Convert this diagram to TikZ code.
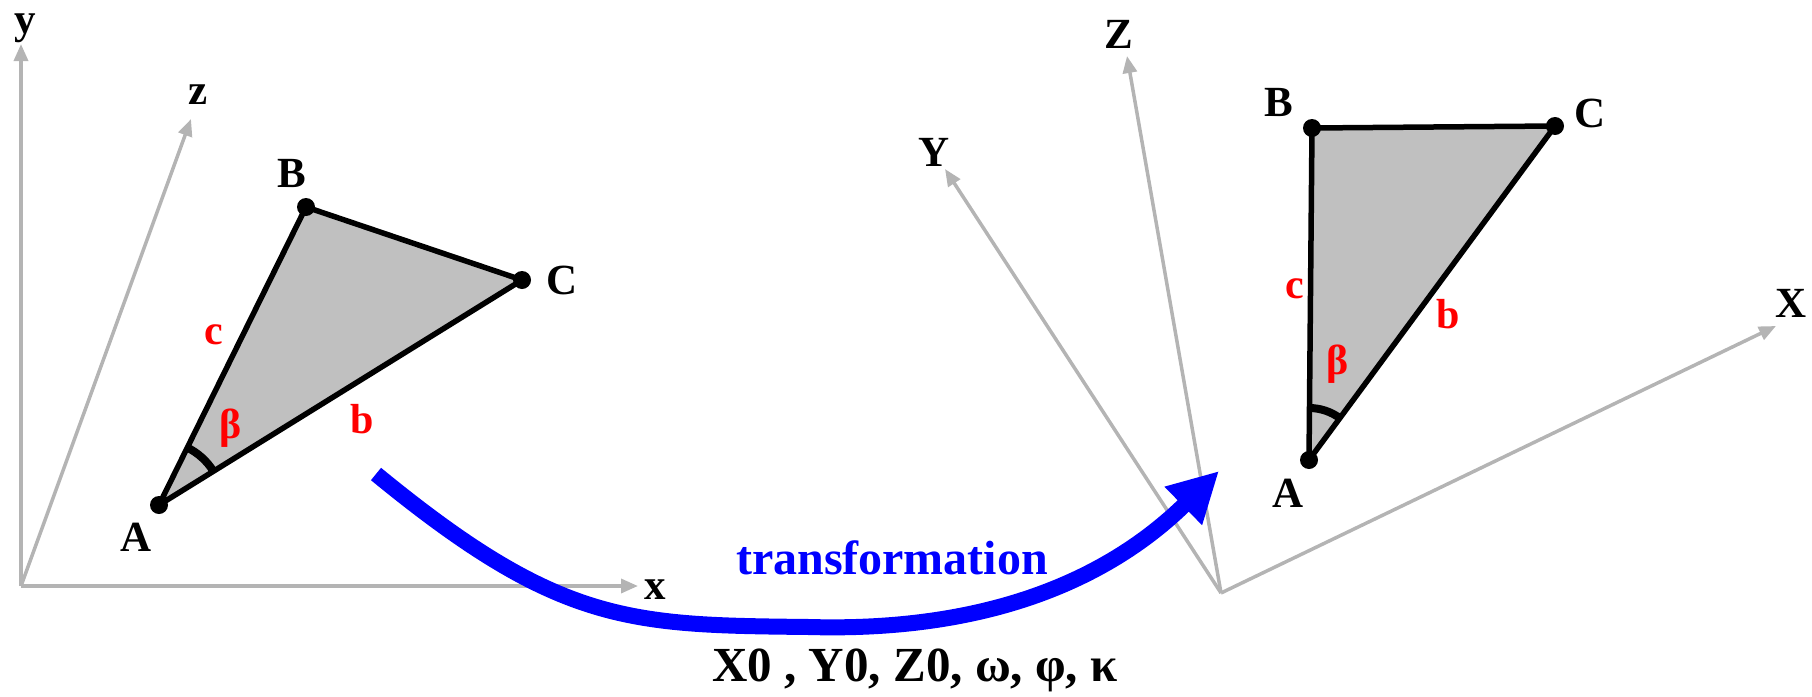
\documentclass[tikz,border=0pt]{standalone}
\usepackage{fontspec}
\setmainfont{Liberation Serif}
\usetikzlibrary{arrows.meta,angles}
\definecolor{axisgray}{RGB}{180,180,180}
\definecolor{trigray}{RGB}{192,192,192}
\begin{document}
\begin{tikzpicture}[x=1pt,y=-1pt,
  axis/.style={draw=axisgray, line width=3.5pt, -{Triangle[length=17pt,width=14pt]}},
  lbl/.style={font=\fontsize{43}{45}\selectfont\bfseries, text=black, inner sep=0pt},
  side/.style={font=\fontsize{42}{44}\selectfont\bfseries, text=red, inner sep=0pt},
  tri/.style={draw=black, fill=trigray, line width=5.5pt, line join=round},
  vdot/.style={circle, fill=black, inner sep=0pt, minimum size=18pt},
  bluearrow/.style={draw=blue, line width=16pt, -{Triangle[length=50pt,width=50pt]}},
  anglearc/.style={draw=black, line width=8pt}
]
\useasboundingbox (0,0) rectangle (1812,696);

% ---------- left system ----------
\coordinate (O1) at (21,586);
\coordinate (y1) at (21,44);
\coordinate (z1) at (191,119);
\coordinate (x1) at (638,586);
\draw[axis] (O1) -- (y1);
\draw[axis] (O1) -- (z1);
\draw[axis] (O1) -- (x1);
\node[lbl] (ly1) at (25,28) {y};
\node[lbl] (lz1) at (198,95) {z};
\node[lbl] (lx1) at (655,590) {x};

\coordinate (A1) at (159,505);
\coordinate (B1) at (306,207);
\coordinate (C1) at (522,280);
\draw[tri] (A1) -- (B1) -- (C1) -- cycle;
\pic[anglearc, angle radius=64pt] {angle=C1--A1--B1};
\node[vdot] (dA1) at (A1) {};
\node[vdot] (dB1) at (B1) {};
\node[vdot] (dC1) at (C1) {};
\node[lbl] (lA1) at (136,537) {A};
\node[lbl] (lB1) at (292,173) {B};
\node[lbl] (lC1) at (562,280) {C};
\node[side] (lc1) at (214,335) {c};
\node[side] (lb1) at (362,419) {b};
\node[side] (lbeta1) at (231,428) {β};

% ---------- right system ----------
\coordinate (O2) at (1221,593);
\coordinate (Z2) at (1127,56);
\coordinate (Y2) at (945,169);
\coordinate (X2) at (1776,326);
\draw[axis] (O2) -- (Z2);
\draw[axis] (O2) -- (Y2);
\draw[axis] (O2) -- (X2);
\node[lbl] (lZ2) at (1119,34) {Z};
\node[lbl] (lY2) at (934,152) {Y};
\node[lbl] (lX2) at (1791,303) {X};

\coordinate (A2) at (1309,460);
\coordinate (B2) at (1312,128);
\coordinate (C2) at (1555,126);
\draw[tri] (A2) -- (B2) -- (C2) -- cycle;
\pic[anglearc, angle radius=52pt] {angle=C2--A2--B2};
\node[vdot] (dA2) at (A2) {};
\node[vdot] (dB2) at (B2) {};
\node[vdot] (dC2) at (C2) {};
\node[lbl] (lA2) at (1288,493) {A};
\node[lbl] (lB2) at (1279,102) {B};
\node[lbl] (lC2) at (1590,113) {C};
\node[side] (lc2) at (1295,289) {c};
\node[side] (lb2) at (1448,314) {b};
\node[side] (lbeta2) at (1338,364) {β};

% ---------- transformation arrow ----------
\coordinate (ts) at (376,474);
\coordinate (tm) at (809,627);
\coordinate (te) at (1219,471);
\draw[bluearrow] (ts) .. controls (560,625) and (630,625) .. (tm)
                      .. controls (1020,633) and (1130,558) .. (te);
\node[font=\fontsize{48}{50}\selectfont\bfseries, text=blue, inner sep=0pt] (ltrans) at (892,558) {transformation};
\node[lbl, font=\fontsize{49}{51}\selectfont\bfseries] (lparams) at (915,670) {X0 , Y0, Z0, ω, φ, κ};
\end{tikzpicture}
\end{document}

------------------------------------

[OBJECTIVE]: Without the pictures, retype the whole of the material above exactly.

[SOLUTION BELOW]:
Convert this diagram to TikZ code.
\documentclass[tikz,border=0pt]{standalone}
\usepackage{fontspec}
\setmainfont{Liberation Serif}
\usetikzlibrary{arrows.meta,angles}
\definecolor{axisgray}{RGB}{180,180,180}
\definecolor{trigray}{RGB}{192,192,192}
\begin{document}
\begin{tikzpicture}[x=1pt,y=-1pt,
  axis/.style={draw=axisgray, line width=3.5pt, -{Triangle[length=17pt,width=14pt]}},
  lbl/.style={font=\fontsize{43}{45}\selectfont\bfseries, text=black, inner sep=0pt},
  side/.style={font=\fontsize{42}{44}\selectfont\bfseries, text=red, inner sep=0pt},
  tri/.style={draw=black, fill=trigray, line width=5.5pt, line join=round},
  vdot/.style={circle, fill=black, inner sep=0pt, minimum size=18pt},
  bluearrow/.style={draw=blue, line width=16pt, -{Triangle[length=50pt,width=50pt]}},
  anglearc/.style={draw=black, line width=8pt}
]
\useasboundingbox (0,0) rectangle (1812,696);

% ---------- left system ----------
\coordinate (O1) at (21,586);
\coordinate (y1) at (21,44);
\coordinate (z1) at (191,119);
\coordinate (x1) at (638,586);
\draw[axis] (O1) -- (y1);
\draw[axis] (O1) -- (z1);
\draw[axis] (O1) -- (x1);
\node[lbl] (ly1) at (25,28) {y};
\node[lbl] (lz1) at (198,95) {z};
\node[lbl] (lx1) at (655,590) {x};

\coordinate (A1) at (159,505);
\coordinate (B1) at (306,207);
\coordinate (C1) at (522,280);
\draw[tri] (A1) -- (B1) -- (C1) -- cycle;
\pic[anglearc, angle radius=64pt] {angle=C1--A1--B1};
\node[vdot] (dA1) at (A1) {};
\node[vdot] (dB1) at (B1) {};
\node[vdot] (dC1) at (C1) {};
\node[lbl] (lA1) at (136,537) {A};
\node[lbl] (lB1) at (292,173) {B};
\node[lbl] (lC1) at (562,280) {C};
\node[side] (lc1) at (214,335) {c};
\node[side] (lb1) at (362,419) {b};
\node[side] (lbeta1) at (231,428) {β};

% ---------- right system ----------
\coordinate (O2) at (1221,593);
\coordinate (Z2) at (1127,56);
\coordinate (Y2) at (945,169);
\coordinate (X2) at (1776,326);
\draw[axis] (O2) -- (Z2);
\draw[axis] (O2) -- (Y2);
\draw[axis] (O2) -- (X2);
\node[lbl] (lZ2) at (1119,34) {Z};
\node[lbl] (lY2) at (934,152) {Y};
\node[lbl] (lX2) at (1791,303) {X};

\coordinate (A2) at (1309,460);
\coordinate (B2) at (1312,128);
\coordinate (C2) at (1555,126);
\draw[tri] (A2) -- (B2) -- (C2) -- cycle;
\pic[anglearc, angle radius=52pt] {angle=C2--A2--B2};
\node[vdot] (dA2) at (A2) {};
\node[vdot] (dB2) at (B2) {};
\node[vdot] (dC2) at (C2) {};
\node[lbl] (lA2) at (1288,493) {A};
\node[lbl] (lB2) at (1279,102) {B};
\node[lbl] (lC2) at (1590,113) {C};
\node[side] (lc2) at (1295,289) {c};
\node[side] (lb2) at (1448,314) {b};
\node[side] (lbeta2) at (1338,364) {β};

% ---------- transformation arrow ----------
\coordinate (ts) at (376,474);
\coordinate (tm) at (809,627);
\coordinate (te) at (1219,471);
\draw[bluearrow] (ts) .. controls (560,625) and (630,625) .. (tm)
                      .. controls (1020,633) and (1130,558) .. (te);
\node[font=\fontsize{48}{50}\selectfont\bfseries, text=blue, inner sep=0pt] (ltrans) at (892,558) {transformation};
\node[lbl, font=\fontsize{49}{51}\selectfont\bfseries] (lparams) at (915,670) {X0 , Y0, Z0, ω, φ, κ};
\end{tikzpicture}
\end{document}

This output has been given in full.